Em “Amor da Minha Vida”, o que se vê, percebe e se sente é a própria vida acontecendo. Suas personagens expressam sonhos, sortes, anseios, desejos, “cagadas”, dúvidas, hesitações, medos e vulnerabilidades de forma naturalista. Seus excessos não são sensíveis, açucarados e bregas, e condensam toda uma força emocional verdadeira, real e possível ao “receber” e lidar com as histórias. Aqui, essa narrativa busca a normalidade das reações e reviravoltas, e, em muitos casos, corta abruptamente com alguma tirada, com algum detalhe externo, conectivo e perspicaz, que sai do momento e “abre a porta” para a interferência. Essa bagagem de Matheus, que pode ser traduzida como uma versão modernizada do escritor dramaturgo Domingos de Oliveira (este que transformava qualquer drama existencial em humor definidor – soando até mesmo como surreal) e/ou como uma versão bem mais carioca de Woody Allen e/ou como uma novela da vida real bem menos encenado e bem mais sincera para com suas essências triviais, intrínsecas e genuínas.
É, assim, um sonho gastronômico de padaria, por exemplo, não cai no clichê de ser usado apenas como uma metáfora, mas quer significar um detalhe, um conhecimento vivido e íntimo de um casal, que experiencia uma série de memórias afetivas. E/ou alguma outra mania que nós de fora nunca entenderemos. Ao retirar essas amarras do “ter que seguir a fórmula já pronta”, mas ainda assim manter uma aura de esperança de se encontrar o amor da vida, “Amor da Minha Vida” consegue criar profundidade quando conta a história de duas pessoas e todas as causas e porquês de suas desilusões amorosas, no “caminho processo” de viver um grande amor (e sentir paz, equilíbrio e fluidez). Sim, é inevitável que obras assim não nos despertem “coisas”: sentimentos estranhos, sensações de identificação (como uma ideia de inveja: “eu quero isso também”) e especialmente gatilhos. Sim, o amor é algo bem inexplicável, quase tóxico, visto que domina todo nosso corpo e todas as nossas vontades.

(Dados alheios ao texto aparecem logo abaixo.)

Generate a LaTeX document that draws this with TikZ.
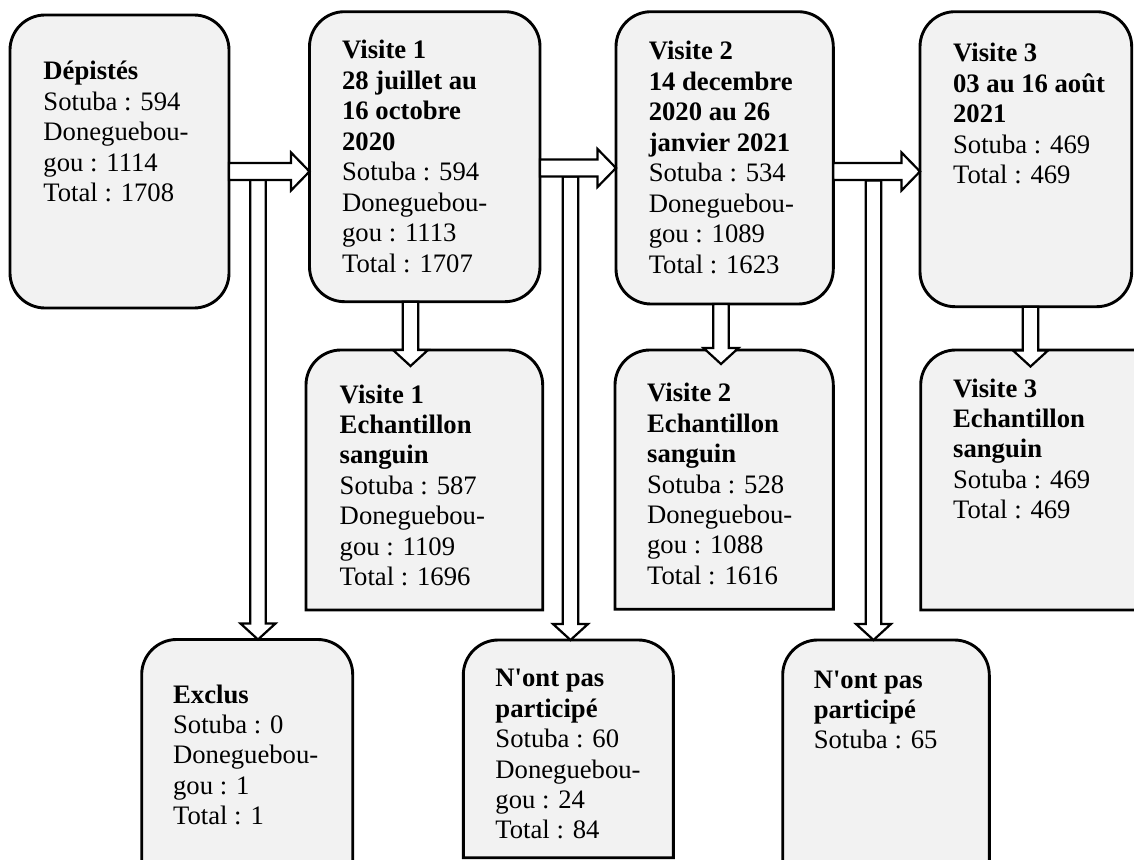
\documentclass[tikz,border=0pt]{standalone}
\usepackage{fontspec}
\setmainfont{Liberation Serif}
\definecolor{boxfill}{HTML}{F2F2F2}
\tikzset{
  boxshape/.style={draw=black, line width=1.3pt, fill=boxfill},
  arrowshape/.style={draw=black, line width=1pt, fill=white, line join=miter},
  boxtext/.style={anchor=base west, inner sep=0pt, font=\fontsize{12}{13.7}\selectfont}
}
\newcommand\fullbox[4]{\draw[boxshape, rounded corners=15.75pt] (#1,#2) rectangle (#3,#4);}
\newcommand\topbox[4]{\draw[boxshape] (#1,#4) -- (#1,#2+35) arc[start angle=180,end angle=90,radius=15.75pt] -- (#3-35,#2) arc[start angle=90,end angle=0,radius=15.75pt] -- (#3,#4) -- cycle;}
% horizontal block arrow: x start, x tip, y centre
\newcommand\harrow[3]{\draw[arrowshape] (#1,#3-8.5) -- (#2-18.5,#3-8.5) -- (#2-18.5,#3-19) -- (#2,#3) -- (#2-18.5,#3+19) -- (#2-18.5,#3+8.5) -- (#1,#3+8.5) -- cycle;}
% vertical block arrow: x centre, y top, y tip
\newcommand\varrow[3]{\draw[arrowshape] (#1-7.8,#2) -- (#1-7.8,#3-16) -- (#1-17.5,#3-16) -- (#1,#3) -- (#1+17.5,#3-16) -- (#1+7.8,#3-16) -- (#1+7.8,#2) -- cycle;}
\newcommand\lines[1]{\begin{tabular}[t]{@{}l@{}}#1\end{tabular}}
\begin{document}
\begin{tikzpicture}[x=0.45pt,y=-0.45pt]
\useasboundingbox (0,0) rectangle (1134,860);
\fill[white] (0,0) rectangle (1134,860);
\clip (0,0) rectangle (1134,860);
% boxes
\fullbox{10}{15}{229}{308}
\fullbox{309.5}{11.7}{540}{301.7}
\fullbox{616}{11.7}{833.3}{304}
\fullbox{920}{11.7}{1131.7}{306.7}
\topbox{306}{350}{542.7}{610}
\topbox{615}{350}{833.3}{609.3}
\topbox{920.7}{350}{1180}{610}
\topbox{141.7}{639.5}{352.7}{900}
\topbox{463.3}{640}{673.3}{857.7}
\topbox{782.7}{640}{989.3}{900}
% texts
\node[boxtext] (dep) at (43,80) {\lines{\textbf{Dépistés}\\Sotuba : 594\\Doneguebou-\\gou : 1114\\Total : 1708}};
\node[boxtext] (v1) at (341.7,59) {\lines{\textbf{Visite 1}\\\textbf{28 juillet au}\\\textbf{16 octobre}\\\textbf{2020}\\Sotuba : 594\\Doneguebou-\\gou : 1113\\Total : 1707}};
\node[boxtext] (v2) at (648.3,60) {\lines{\textbf{Visite 2}\\\textbf{14 decembre}\\\textbf{2020 au 26}\\\textbf{janvier 2021}\\Sotuba : 534\\Doneguebou-\\gou : 1089\\Total : 1623}};
\node[boxtext] (v3) at (952.7,61.7) {\lines{\textbf{Visite 3}\\\textbf{03 au 16 août}\\\textbf{2021}\\Sotuba : 469\\Total : 469}};
\node[boxtext] (s1) at (339.3,403) {\lines{\textbf{Visite 1}\\\textbf{Echantillon}\\\textbf{sanguin}\\Sotuba : 587\\Doneguebou-\\gou : 1109\\Total : 1696}};
\node[boxtext] (s2) at (646.7,401.7) {\lines{\textbf{Visite 2}\\\textbf{Echantillon}\\\textbf{sanguin}\\Sotuba : 528\\Doneguebou-\\gou : 1088\\Total : 1616}};
\node[boxtext] (s3) at (952.7,397) {\lines{\textbf{Visite 3}\\\textbf{Echantillon}\\\textbf{sanguin}\\Sotuba : 469\\Total : 469}};
\node[boxtext] (ex) at (172.7,703) {\lines{\textbf{Exclus}\\Sotuba : 0\\Doneguebou-\\gou : 1\\Total : 1}};
\node[boxtext] (np1) at (495,686.7) {\lines{\textbf{N\textquotesingle ont pas}\\\textbf{participé}\\Sotuba : 60\\Doneguebou-\\gou : 24\\Total : 84}};
\node[boxtext] (np2) at (813.3,688) {\lines{\textbf{N\textquotesingle ont pas}\\\textbf{participé}\\Sotuba : 65}};
% arrows
\varrow{258}{179.5}{639.5}
\harrow{229}{309.5}{171.5}
\varrow{570.5}{176.5}{640}
\harrow{540}{616}{168}
\varrow{873.5}{180.5}{640}
\harrow{833.3}{920}{171.5}
\varrow{410.5}{301.7}{366}
\varrow{721}{304}{364}
\varrow{1030.5}{306.7}{366.5}
\end{tikzpicture}
\end{document}
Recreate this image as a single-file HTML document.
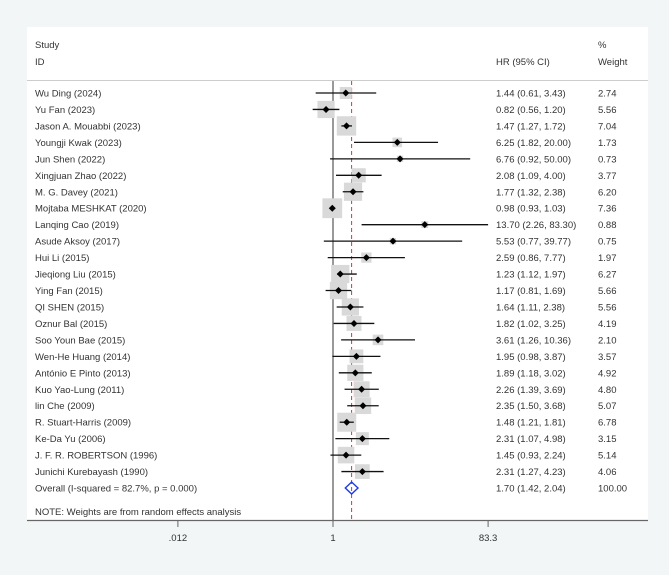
<!DOCTYPE html>
<html><head><meta charset="utf-8"><style>
body{margin:0;background:#f2f6f7;}
svg{display:block;font-family:"Liberation Sans",sans-serif;}
</style></head><body>
<svg width="669" height="575">
<rect x="27" y="27" width="621" height="493" fill="#fff"/>
<g font-size="9.5" fill="#333">
<text x="35" y="48">Study</text>
<text x="35" y="65">ID</text>
<text x="496" y="65">HR (95% CI)</text>
<text x="598" y="48">%</text>
<text x="598" y="65">Weight</text>
</g>
<line x1="27" y1="80.5" x2="648" y2="80.5" stroke="#ccc"/>
<g id="plot"></g>
<line x1="27" y1="520.5" x2="648" y2="520.5" stroke="#666" stroke-width="1.2"/>
<g id="axis" font-size="9.5" fill="#333"></g>
<text x="35" y="515" font-size="9.5" fill="#333">NOTE: Weights are from random effects analysis</text>
</svg>
<script>
const studies=["Wu Ding (2024)","Yu Fan (2023)","Jason A. Mouabbi (2023)","Youngji Kwak (2023)","Jun Shen (2022)","Xingjuan Zhao (2022)","M. G. Davey (2021)","Mojtaba MESHKAT  (2020)","Lanqing Cao (2019)","Asude Aksoy (2017)","Hui Li (2015)","Jieqiong Liu (2015)","Ying Fan (2015)","QI SHEN (2015)","Oznur Bal (2015)","Soo Youn Bae (2015)","Wen-He Huang (2014)","António E Pinto (2013)","Kuo Yao-Lung (2011)","lin Che (2009)","R. Stuart-Harris (2009)","Ke-Da Yu (2006)","J. F. R. ROBERTSON (1996)","Junichi Kurebayash (1990)"];
const hr=[1.44,0.82,1.47,6.25,6.76,2.08,1.77,0.98,13.70,5.53,2.59,1.23,1.17,1.64,1.82,3.61,1.95,1.89,2.26,2.35,1.48,2.31,1.45,2.31];
const lo=[0.61,0.56,1.27,1.82,0.92,1.09,1.32,0.93,2.26,0.77,0.86,1.12,0.81,1.11,1.02,1.26,0.98,1.18,1.39,1.50,1.21,1.07,0.93,1.27];
const hi=[3.43,1.20,1.72,20.00,50.00,4.00,2.38,1.03,83.30,39.77,7.77,1.97,1.69,2.38,3.25,10.36,3.87,3.02,3.69,3.68,1.81,4.98,2.24,4.23];
const weights=[2.74,5.56,7.04,1.73,0.73,3.77,6.20,7.36,0.88,0.75,1.97,6.27,5.66,5.56,4.19,2.10,3.57,4.92,4.80,5.07,6.78,3.15,5.14,4.06];
const overall=[1.70,1.42,2.04];
const overallLabel="Overall  (I-squared = 82.7%, p = 0.000)";
const ticks=[0.012,1,83.3];
const tickLabels=[".012","1","83.3"];
const NS="http://www.w3.org/2000/svg";
const X=v=>333+Math.log(v)*35.07;
const Y=i=>93+i*16.46;
const g=document.getElementById('plot');
function mk(t,a,p){const e=document.createElementNS(NS,t);for(const k in a)e.setAttribute(k,a[k]);(p||g).appendChild(e);return e;}
function f(v){return v.toFixed(2);}
const n=studies.length;
// null line
let e=mk('line',{x1:333,y1:81,x2:333,y2:520,stroke:'#333','stroke-width':1});


e=mk('line',{x1:X(overall[0]),y1:81,x2:X(overall[0]),y2:520,stroke:'#d33','stroke-width':1,'stroke-dasharray':'4,3'});


for(let i=0;i<n;i++){
  const y=Y(i),s=7.3*Math.sqrt(weights[i]);
  e=mk('rect',{x:X(hr[i])-s/2,y:y-s/2,width:s,height:s,fill:'#d9d9d9'});
  
  
  e=mk('line',{x1:X(lo[i]),y1:y,x2:X(Math.min(hi[i],83.3)),y2:y,stroke:'#111','stroke-width':1.3});
  
  
  e=mk('path',{d:`M${X(hr[i])-3.5},${y}L${X(hr[i])},${y-3.5}L${X(hr[i])+3.5},${y}L${X(hr[i])},${y+3.5}Z`,fill:'#000'});
  
  
  e=mk('text',{x:35,y:y+3.5,'font-size':9.5,fill:'#333'});e.textContent=studies[i];
  
  
  e=mk('text',{x:496,y:y+3.5,'font-size':9.5,fill:'#333'});e.textContent=`${f(hr[i])} (${f(lo[i])}, ${f(hi[i])})`;
  
  
  e=mk('text',{x:598,y:y+3.5,'font-size':9.5,fill:'#333'});e.textContent=f(weights[i]);
  
  
}
const yo=Y(n);
e=mk('path',{d:`M${X(overall[1])},${yo}L${X(overall[0])},${yo-6}L${X(overall[2])},${yo}L${X(overall[0])},${yo+6}Z`,fill:'none',stroke:'#1a3be0','stroke-width':1.4});


e=mk('text',{x:35,y:yo+3.5,'font-size':9.5,fill:'#333'});e.textContent=overallLabel;


e=mk('text',{x:496,y:yo+3.5,'font-size':9.5,fill:'#333'});e.textContent=`${f(overall[0])} (${f(overall[1])}, ${f(overall[2])})`;


e=mk('text',{x:598,y:yo+3.5,'font-size':9.5,fill:'#333'});e.textContent="100.00";


const ax=document.getElementById('axis');
ticks.forEach((t,i)=>{
  let l=mk('line',{x1:X(t),y1:520,x2:X(t),y2:527,stroke:'#666'},ax);
  
  
  let tx=mk('text',{x:X(t),y:541,'text-anchor':'middle'},ax);tx.textContent=tickLabels[i];
  
  
});
</script>
</body></html>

Diferente dos outros filmes deste gênero, aqui suas personagens não são reduzidas em estereótipos, tampouco nivelados pela futilidade, pela idiotização e pela dependência de outras personagens “escadas”. São apenas jovens, ainda em transição à fase adulta “real”, que se comunica por gírias e vivências do meio. É, em “Amor da Minha Vida”, Matheus se preocupa em colocar todas essas personagens no mesmo patamar de importância (lógico que os protagonistas – interpretados por Bruna Marquezine e Sérgio Malheiros – ganham muito mais tempo de tela, óbvio e necessário), “usando” suas incompatibilidades e contradições como material bruto a ser trabalhado. Incluindo até um “Coordenador de Intimidade” na equipe de Preparação de Elenco. Saber fazer hambúrguer, ter um loja de luminárias, mas gostar de “Exaltasamba” e Reality Shows. Há também uma ingênua arrogância e um imediatismo que não enxerga o todo, só o detalhe. Mas tudo isso é desenvolvido pela confissão e pela verdade. Parece não haver uma comprovação de perfeição. Pelo contrário, as falhas são qualidades a unicidade do ser.

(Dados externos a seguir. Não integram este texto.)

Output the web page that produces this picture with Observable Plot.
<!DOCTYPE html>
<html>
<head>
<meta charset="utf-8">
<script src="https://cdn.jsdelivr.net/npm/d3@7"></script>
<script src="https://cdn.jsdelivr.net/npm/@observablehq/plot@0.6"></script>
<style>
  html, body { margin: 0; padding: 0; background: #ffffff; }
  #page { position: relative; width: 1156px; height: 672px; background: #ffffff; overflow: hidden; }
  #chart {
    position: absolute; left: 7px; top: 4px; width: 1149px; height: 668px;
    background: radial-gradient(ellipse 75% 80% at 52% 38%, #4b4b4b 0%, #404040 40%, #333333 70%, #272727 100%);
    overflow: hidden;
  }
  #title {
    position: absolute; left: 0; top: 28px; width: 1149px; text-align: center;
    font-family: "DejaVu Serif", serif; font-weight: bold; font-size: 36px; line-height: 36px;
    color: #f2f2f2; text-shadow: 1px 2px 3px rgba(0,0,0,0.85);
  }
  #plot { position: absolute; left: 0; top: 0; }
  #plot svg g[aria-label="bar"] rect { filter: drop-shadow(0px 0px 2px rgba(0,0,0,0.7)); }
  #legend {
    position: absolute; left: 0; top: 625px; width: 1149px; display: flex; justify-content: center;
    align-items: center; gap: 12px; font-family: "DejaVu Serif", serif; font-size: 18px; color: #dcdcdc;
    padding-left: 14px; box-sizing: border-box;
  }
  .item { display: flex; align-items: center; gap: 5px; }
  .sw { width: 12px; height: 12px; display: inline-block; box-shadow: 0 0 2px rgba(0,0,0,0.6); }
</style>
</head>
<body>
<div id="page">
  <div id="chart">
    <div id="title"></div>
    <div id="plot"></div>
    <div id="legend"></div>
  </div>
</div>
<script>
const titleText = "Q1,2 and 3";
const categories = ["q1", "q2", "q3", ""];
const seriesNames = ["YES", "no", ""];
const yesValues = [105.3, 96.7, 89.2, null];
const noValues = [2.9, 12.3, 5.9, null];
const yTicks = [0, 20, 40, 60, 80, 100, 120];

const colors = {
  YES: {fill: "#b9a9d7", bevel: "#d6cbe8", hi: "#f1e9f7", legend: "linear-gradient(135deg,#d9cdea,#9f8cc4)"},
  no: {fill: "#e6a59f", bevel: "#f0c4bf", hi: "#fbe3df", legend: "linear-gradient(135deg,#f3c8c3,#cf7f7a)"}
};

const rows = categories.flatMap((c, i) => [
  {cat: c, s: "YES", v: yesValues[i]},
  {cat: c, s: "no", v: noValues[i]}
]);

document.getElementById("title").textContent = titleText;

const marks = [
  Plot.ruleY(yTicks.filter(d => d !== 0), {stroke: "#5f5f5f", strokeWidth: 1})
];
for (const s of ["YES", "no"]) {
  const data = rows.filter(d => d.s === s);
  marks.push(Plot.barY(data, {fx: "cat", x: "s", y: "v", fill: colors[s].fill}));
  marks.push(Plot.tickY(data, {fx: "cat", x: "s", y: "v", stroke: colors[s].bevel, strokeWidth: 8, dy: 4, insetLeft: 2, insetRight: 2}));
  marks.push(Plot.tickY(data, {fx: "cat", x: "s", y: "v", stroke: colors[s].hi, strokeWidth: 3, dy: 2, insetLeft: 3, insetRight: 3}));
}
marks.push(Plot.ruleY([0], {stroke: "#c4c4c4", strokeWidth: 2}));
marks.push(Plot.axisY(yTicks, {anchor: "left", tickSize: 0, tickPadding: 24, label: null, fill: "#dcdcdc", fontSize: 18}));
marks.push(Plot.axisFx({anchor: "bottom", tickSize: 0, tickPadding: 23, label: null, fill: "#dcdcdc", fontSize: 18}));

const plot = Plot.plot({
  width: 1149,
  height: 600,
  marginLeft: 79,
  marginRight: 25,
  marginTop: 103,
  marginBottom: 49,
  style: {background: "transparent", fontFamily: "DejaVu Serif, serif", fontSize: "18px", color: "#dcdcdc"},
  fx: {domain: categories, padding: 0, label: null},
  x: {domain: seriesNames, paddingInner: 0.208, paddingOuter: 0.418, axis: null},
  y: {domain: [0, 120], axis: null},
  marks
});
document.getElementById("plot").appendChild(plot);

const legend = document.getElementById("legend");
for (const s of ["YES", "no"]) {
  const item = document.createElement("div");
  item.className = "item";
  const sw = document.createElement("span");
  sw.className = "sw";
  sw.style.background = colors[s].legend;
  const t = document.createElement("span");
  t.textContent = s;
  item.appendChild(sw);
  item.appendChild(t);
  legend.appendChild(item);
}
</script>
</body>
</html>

Precisamos levar em conta que “Amor da Minha Vida” é um seriado e como tal também acontece por núcleos. Cada um experimenta opções da vida, em que se analisa e se decide se é válido ou não para se ter. Contudo, cada um possui também um enraizamento da própria ideia do que é o amor. Do que é um relacionamento. Se nós entendermos que a monogamia é cultural e não elemento biológico, então seguiremos por outro caminho. Outro ponto de visto mais adulto. Mas ainda que livres cada um desses seres traz embutido o conservadorismo do amor perfeito. Do casamento conto de fadas. E olha que paradoxo: a série ser da Disney e questionar o próprio ato do amar imperfeito. Não totalmente, porque no final, bem no final mesmo a “ordem” é restaurada e zerada ao final feliz. “Amor da Minha Vida” é diferente por desconstruir a idealização de que a “princesa não peida”. E não ronca. Vale à pena maratonar os dez episódios de mais ou menos quarenta minutos de “Amor da Minha Vida” e deixar o ceticismo um pouco de lado e aceitar a imposição da magia, ao som de Jota Quest e o “quero um amor maior, amor maior que eu” e Lulu Santos e sua música “Apenas Mais uma de Amor”.